### Given instruction
Using the material below, print a verbatim copy of every line from the one containing "Write a LaTeX" through the one containing "(11,12) -- (545,12);", inclusive, and omit the pictures.

### Recorded information
-- -- --
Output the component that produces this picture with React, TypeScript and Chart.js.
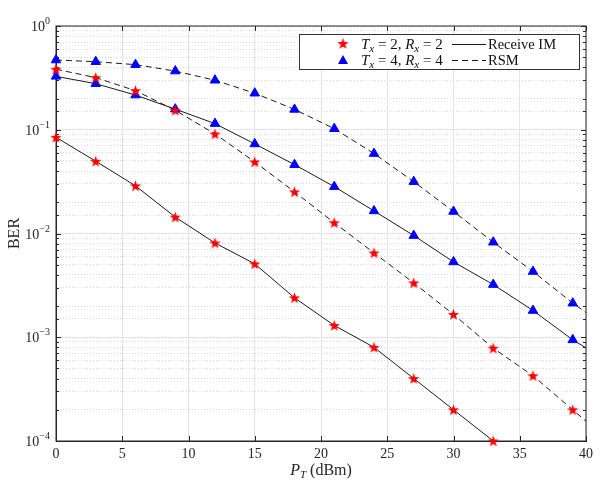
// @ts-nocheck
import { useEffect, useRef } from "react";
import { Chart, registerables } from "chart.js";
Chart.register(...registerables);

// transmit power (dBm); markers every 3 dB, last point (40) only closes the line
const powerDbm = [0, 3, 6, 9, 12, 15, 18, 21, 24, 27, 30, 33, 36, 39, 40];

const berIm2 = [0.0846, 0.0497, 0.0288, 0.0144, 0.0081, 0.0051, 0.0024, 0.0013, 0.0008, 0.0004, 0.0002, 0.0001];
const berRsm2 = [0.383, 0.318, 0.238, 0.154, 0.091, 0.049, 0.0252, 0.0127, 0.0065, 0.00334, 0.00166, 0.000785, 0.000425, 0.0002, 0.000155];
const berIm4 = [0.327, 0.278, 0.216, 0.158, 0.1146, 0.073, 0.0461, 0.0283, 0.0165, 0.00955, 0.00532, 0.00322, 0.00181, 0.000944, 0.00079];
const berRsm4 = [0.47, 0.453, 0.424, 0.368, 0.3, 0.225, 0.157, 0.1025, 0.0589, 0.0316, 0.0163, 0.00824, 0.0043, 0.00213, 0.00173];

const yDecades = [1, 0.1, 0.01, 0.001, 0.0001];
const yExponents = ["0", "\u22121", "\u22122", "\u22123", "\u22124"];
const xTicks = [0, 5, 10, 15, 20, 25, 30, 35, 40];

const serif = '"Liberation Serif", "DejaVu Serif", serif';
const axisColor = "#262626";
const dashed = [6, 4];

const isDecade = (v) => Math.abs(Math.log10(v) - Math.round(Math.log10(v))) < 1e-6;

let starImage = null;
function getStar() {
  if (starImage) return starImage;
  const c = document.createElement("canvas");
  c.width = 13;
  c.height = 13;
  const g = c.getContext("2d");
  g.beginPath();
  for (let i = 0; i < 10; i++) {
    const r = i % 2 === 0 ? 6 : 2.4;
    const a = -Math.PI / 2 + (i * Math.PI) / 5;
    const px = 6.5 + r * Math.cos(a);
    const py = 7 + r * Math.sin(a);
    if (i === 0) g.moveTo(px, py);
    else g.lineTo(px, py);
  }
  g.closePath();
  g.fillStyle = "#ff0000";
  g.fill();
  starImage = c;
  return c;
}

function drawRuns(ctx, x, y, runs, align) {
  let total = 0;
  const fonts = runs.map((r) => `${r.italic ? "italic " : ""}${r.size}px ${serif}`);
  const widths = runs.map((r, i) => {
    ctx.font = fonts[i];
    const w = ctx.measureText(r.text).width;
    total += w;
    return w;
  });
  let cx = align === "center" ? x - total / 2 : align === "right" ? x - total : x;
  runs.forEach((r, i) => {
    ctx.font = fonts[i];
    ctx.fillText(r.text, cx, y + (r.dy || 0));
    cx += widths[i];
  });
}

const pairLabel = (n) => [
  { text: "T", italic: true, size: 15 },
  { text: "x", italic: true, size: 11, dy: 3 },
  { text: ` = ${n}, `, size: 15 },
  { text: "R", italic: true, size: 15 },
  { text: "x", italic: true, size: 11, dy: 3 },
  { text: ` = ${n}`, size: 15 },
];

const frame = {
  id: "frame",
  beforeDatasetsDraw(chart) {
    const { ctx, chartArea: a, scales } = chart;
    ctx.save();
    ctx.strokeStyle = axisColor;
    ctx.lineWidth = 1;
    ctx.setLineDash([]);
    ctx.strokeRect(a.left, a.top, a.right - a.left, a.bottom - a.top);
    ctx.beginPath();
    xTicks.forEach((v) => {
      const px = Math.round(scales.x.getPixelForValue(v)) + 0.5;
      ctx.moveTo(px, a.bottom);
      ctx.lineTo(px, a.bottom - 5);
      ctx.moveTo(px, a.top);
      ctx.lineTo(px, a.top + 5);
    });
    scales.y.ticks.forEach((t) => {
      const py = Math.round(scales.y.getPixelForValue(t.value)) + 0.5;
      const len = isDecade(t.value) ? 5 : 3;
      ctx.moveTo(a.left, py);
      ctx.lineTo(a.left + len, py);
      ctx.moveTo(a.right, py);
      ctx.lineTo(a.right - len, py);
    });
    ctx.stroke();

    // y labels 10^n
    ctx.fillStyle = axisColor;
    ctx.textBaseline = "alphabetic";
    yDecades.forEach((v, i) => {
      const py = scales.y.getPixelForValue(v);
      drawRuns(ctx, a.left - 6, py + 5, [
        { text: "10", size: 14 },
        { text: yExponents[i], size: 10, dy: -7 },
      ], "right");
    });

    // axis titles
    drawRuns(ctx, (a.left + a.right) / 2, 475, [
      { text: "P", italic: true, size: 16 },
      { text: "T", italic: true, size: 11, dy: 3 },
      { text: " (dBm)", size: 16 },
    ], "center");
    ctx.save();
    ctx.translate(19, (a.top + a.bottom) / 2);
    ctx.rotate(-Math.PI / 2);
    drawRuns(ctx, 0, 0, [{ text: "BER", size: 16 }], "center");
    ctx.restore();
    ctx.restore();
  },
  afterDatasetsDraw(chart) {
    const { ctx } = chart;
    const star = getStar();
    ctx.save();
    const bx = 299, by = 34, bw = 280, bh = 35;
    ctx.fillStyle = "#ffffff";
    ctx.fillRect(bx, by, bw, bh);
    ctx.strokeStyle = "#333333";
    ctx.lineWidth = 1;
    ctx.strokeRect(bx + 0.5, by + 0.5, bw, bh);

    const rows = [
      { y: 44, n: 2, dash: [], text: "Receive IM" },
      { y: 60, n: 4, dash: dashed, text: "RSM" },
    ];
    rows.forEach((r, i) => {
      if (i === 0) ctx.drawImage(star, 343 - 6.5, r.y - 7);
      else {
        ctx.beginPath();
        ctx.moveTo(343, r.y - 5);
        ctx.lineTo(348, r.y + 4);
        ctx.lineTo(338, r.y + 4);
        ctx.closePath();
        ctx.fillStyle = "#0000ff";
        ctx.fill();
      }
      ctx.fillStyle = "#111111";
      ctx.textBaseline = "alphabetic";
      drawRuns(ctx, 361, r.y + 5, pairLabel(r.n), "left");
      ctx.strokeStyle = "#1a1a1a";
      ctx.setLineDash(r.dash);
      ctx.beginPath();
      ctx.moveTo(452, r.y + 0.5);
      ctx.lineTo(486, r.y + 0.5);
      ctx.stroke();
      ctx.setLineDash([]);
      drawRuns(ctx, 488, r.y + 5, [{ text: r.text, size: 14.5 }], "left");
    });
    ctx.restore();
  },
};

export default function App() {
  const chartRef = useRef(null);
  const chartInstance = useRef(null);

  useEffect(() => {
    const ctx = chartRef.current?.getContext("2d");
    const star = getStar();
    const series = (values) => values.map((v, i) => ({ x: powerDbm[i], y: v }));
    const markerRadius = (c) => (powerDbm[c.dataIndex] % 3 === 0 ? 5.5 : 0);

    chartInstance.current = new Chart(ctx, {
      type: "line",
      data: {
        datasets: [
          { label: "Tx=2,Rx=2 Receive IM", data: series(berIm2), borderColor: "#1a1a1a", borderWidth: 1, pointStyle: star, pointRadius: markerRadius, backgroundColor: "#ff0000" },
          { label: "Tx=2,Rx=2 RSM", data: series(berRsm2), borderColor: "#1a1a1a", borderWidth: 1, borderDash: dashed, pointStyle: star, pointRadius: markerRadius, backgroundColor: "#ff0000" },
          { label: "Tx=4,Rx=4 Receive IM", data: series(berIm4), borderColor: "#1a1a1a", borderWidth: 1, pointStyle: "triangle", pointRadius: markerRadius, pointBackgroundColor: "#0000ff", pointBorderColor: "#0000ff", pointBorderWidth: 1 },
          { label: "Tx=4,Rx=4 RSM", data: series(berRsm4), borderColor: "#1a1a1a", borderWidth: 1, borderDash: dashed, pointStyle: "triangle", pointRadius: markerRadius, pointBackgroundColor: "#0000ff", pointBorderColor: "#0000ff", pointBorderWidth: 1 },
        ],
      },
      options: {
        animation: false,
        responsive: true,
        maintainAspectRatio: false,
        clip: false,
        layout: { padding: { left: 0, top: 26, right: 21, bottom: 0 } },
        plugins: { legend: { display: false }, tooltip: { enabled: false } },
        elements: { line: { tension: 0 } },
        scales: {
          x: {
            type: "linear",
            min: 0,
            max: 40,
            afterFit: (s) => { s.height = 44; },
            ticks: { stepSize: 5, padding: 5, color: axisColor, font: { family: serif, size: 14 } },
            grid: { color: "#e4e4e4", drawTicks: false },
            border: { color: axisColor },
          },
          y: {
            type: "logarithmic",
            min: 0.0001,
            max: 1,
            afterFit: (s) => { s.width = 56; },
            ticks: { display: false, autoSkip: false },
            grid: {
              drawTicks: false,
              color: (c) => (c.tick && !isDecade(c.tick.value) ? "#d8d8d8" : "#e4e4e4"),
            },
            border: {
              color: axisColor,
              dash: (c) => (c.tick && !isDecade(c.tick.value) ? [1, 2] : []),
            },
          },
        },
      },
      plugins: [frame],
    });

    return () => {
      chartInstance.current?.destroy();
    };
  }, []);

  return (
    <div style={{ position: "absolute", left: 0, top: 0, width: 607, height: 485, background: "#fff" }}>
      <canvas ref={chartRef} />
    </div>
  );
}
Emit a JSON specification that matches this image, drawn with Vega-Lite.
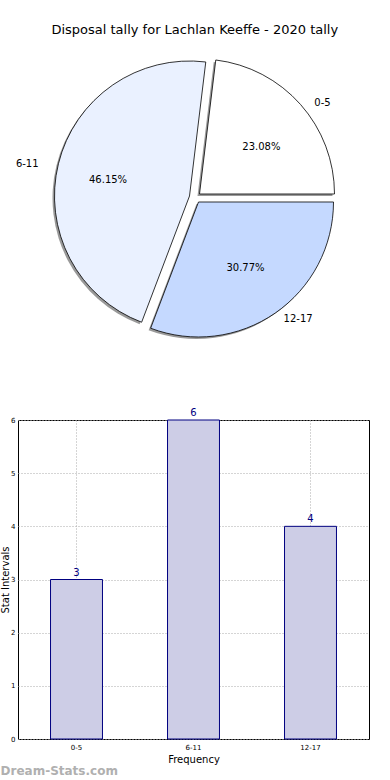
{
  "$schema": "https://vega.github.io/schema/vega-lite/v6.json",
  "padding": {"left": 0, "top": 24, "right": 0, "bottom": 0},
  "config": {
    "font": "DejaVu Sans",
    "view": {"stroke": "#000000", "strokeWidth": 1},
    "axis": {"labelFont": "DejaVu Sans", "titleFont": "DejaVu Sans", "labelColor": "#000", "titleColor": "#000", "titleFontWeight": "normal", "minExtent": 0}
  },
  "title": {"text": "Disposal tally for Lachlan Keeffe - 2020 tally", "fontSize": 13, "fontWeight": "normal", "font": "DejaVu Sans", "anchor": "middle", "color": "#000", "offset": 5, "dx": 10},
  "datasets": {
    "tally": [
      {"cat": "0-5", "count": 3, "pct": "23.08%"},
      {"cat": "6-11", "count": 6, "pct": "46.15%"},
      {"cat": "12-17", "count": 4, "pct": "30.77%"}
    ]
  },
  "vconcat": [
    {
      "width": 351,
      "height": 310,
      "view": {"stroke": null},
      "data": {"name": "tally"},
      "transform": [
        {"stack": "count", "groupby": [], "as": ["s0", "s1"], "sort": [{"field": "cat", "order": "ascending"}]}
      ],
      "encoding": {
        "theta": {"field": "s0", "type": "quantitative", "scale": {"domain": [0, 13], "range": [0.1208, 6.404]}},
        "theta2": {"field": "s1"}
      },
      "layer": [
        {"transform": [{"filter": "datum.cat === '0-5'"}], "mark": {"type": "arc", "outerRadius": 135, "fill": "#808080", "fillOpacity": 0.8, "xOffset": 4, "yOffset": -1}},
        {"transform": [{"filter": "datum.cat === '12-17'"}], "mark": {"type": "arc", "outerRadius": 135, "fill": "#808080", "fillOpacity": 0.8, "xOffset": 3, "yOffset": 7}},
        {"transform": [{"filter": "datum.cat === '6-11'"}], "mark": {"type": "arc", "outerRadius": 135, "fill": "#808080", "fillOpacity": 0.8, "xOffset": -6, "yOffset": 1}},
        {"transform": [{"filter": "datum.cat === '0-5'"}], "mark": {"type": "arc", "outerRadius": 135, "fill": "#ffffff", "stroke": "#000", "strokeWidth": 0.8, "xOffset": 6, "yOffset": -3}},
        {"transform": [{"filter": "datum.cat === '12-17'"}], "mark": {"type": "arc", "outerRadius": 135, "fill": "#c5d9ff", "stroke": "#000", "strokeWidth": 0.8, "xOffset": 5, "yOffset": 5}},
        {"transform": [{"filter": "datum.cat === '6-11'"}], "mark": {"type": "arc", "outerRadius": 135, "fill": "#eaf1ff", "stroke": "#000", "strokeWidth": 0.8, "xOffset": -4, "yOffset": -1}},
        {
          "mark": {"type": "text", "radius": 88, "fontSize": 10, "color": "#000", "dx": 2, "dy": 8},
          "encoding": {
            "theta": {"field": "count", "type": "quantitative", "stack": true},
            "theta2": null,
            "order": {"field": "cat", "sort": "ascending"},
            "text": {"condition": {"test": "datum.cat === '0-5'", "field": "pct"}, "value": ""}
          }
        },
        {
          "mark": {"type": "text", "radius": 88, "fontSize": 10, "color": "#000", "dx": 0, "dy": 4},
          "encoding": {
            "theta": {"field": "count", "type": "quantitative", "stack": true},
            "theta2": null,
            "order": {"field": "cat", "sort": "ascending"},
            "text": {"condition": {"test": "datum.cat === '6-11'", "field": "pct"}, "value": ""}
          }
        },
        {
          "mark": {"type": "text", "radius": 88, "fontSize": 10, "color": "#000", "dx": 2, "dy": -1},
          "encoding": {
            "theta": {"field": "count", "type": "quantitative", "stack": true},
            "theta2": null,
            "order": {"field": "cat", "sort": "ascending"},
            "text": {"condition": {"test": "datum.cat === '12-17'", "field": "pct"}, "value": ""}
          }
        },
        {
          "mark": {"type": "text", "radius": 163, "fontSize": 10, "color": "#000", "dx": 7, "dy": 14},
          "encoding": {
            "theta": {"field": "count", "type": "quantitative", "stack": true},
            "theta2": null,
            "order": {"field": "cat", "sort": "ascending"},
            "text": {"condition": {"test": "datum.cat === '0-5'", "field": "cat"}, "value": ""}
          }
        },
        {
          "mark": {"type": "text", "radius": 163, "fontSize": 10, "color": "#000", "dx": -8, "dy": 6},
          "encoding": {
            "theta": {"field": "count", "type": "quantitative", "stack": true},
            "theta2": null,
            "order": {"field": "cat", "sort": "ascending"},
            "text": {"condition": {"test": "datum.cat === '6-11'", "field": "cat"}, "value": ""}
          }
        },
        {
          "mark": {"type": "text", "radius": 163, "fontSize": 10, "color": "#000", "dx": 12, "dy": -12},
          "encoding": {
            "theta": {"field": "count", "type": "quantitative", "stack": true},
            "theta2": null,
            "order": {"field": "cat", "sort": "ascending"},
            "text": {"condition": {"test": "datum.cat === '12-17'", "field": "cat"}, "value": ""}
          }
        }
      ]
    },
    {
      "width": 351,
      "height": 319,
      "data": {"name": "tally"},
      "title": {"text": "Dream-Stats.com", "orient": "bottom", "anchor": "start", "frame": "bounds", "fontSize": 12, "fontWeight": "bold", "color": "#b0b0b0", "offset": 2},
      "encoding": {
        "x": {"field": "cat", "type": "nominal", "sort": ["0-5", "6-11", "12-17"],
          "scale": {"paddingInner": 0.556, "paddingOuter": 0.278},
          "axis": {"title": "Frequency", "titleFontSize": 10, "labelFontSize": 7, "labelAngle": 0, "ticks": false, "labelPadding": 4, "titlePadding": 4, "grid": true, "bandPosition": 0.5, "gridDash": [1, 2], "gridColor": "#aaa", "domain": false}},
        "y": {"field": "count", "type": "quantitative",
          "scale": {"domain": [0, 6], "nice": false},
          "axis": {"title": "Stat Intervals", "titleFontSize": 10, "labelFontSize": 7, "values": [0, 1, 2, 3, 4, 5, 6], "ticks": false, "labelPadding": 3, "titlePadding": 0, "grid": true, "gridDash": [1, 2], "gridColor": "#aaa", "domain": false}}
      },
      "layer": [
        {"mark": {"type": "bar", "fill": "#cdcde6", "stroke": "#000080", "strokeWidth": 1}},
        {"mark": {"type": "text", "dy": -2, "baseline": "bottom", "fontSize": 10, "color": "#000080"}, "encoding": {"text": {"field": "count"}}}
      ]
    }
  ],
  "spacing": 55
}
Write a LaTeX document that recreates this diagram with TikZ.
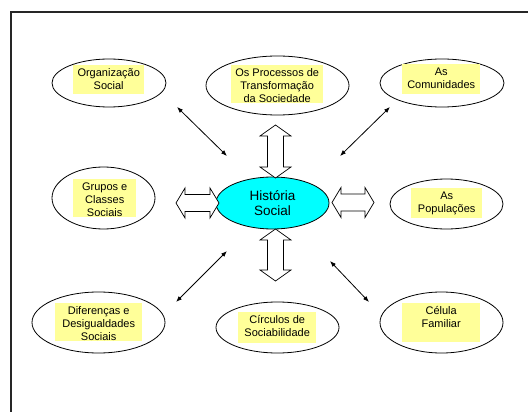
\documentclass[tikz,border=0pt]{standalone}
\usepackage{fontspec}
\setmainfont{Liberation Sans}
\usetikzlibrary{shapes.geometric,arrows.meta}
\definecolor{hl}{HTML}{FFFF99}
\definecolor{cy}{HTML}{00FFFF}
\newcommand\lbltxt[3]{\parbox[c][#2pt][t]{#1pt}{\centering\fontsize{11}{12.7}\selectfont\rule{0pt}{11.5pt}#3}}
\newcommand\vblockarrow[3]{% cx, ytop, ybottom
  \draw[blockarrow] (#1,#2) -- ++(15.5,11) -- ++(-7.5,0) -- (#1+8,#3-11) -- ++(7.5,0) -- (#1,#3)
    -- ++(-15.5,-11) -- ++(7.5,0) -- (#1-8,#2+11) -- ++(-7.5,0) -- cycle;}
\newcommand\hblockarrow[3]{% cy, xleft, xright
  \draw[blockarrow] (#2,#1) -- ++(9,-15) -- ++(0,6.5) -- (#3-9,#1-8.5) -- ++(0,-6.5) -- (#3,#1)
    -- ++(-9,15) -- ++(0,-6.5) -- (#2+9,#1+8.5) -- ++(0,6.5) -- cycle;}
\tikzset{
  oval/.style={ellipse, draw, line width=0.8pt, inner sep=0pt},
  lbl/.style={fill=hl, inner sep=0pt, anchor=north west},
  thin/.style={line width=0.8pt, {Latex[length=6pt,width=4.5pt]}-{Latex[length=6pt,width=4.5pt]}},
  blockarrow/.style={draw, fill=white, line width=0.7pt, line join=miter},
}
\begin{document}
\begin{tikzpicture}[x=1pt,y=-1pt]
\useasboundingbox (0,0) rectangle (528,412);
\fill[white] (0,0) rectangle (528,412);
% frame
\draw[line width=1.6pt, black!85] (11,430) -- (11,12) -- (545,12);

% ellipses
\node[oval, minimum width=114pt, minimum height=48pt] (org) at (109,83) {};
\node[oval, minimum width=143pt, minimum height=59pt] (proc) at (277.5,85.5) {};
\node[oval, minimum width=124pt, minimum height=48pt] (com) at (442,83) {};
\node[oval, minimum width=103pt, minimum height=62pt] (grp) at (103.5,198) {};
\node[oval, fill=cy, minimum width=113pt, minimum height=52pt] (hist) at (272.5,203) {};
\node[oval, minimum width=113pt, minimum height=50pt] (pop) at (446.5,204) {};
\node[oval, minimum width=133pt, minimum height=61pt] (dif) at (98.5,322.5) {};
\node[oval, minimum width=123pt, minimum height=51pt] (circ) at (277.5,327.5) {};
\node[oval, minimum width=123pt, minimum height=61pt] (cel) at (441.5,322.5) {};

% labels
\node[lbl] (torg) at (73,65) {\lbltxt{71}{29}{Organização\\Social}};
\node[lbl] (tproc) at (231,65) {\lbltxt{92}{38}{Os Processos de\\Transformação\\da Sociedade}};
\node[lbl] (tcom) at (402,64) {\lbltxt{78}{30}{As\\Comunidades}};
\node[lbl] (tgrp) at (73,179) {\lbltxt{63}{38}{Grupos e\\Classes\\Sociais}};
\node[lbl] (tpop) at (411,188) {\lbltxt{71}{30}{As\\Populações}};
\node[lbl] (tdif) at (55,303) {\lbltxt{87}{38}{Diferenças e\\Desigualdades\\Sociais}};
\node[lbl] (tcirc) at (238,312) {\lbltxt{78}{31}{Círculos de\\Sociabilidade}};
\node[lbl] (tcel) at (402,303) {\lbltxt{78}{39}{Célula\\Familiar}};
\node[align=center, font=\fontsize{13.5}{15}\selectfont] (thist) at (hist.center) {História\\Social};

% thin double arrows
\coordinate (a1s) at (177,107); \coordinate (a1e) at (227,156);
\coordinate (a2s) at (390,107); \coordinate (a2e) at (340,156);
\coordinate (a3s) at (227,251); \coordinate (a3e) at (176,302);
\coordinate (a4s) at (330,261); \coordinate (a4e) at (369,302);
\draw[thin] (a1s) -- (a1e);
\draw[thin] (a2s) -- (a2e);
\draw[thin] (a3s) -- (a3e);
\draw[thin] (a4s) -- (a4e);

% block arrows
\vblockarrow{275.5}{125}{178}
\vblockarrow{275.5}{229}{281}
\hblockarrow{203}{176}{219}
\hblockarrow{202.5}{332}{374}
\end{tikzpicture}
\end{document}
-- -- --
### Written answer
Write a LaTeX document that recreates this diagram with TikZ.
\documentclass[tikz,border=0pt]{standalone}
\usepackage{fontspec}
\setmainfont{Liberation Sans}
\usetikzlibrary{shapes.geometric,arrows.meta}
\definecolor{hl}{HTML}{FFFF99}
\definecolor{cy}{HTML}{00FFFF}
\newcommand\lbltxt[3]{\parbox[c][#2pt][t]{#1pt}{\centering\fontsize{11}{12.7}\selectfont\rule{0pt}{11.5pt}#3}}
\newcommand\vblockarrow[3]{% cx, ytop, ybottom
  \draw[blockarrow] (#1,#2) -- ++(15.5,11) -- ++(-7.5,0) -- (#1+8,#3-11) -- ++(7.5,0) -- (#1,#3)
    -- ++(-15.5,-11) -- ++(7.5,0) -- (#1-8,#2+11) -- ++(-7.5,0) -- cycle;}
\newcommand\hblockarrow[3]{% cy, xleft, xright
  \draw[blockarrow] (#2,#1) -- ++(9,-15) -- ++(0,6.5) -- (#3-9,#1-8.5) -- ++(0,-6.5) -- (#3,#1)
    -- ++(-9,15) -- ++(0,-6.5) -- (#2+9,#1+8.5) -- ++(0,6.5) -- cycle;}
\tikzset{
  oval/.style={ellipse, draw, line width=0.8pt, inner sep=0pt},
  lbl/.style={fill=hl, inner sep=0pt, anchor=north west},
  thin/.style={line width=0.8pt, {Latex[length=6pt,width=4.5pt]}-{Latex[length=6pt,width=4.5pt]}},
  blockarrow/.style={draw, fill=white, line width=0.7pt, line join=miter},
}
\begin{document}
\begin{tikzpicture}[x=1pt,y=-1pt]
\useasboundingbox (0,0) rectangle (528,412);
\fill[white] (0,0) rectangle (528,412);
% frame
\draw[line width=1.6pt, black!85] (11,430) -- (11,12) -- (545,12);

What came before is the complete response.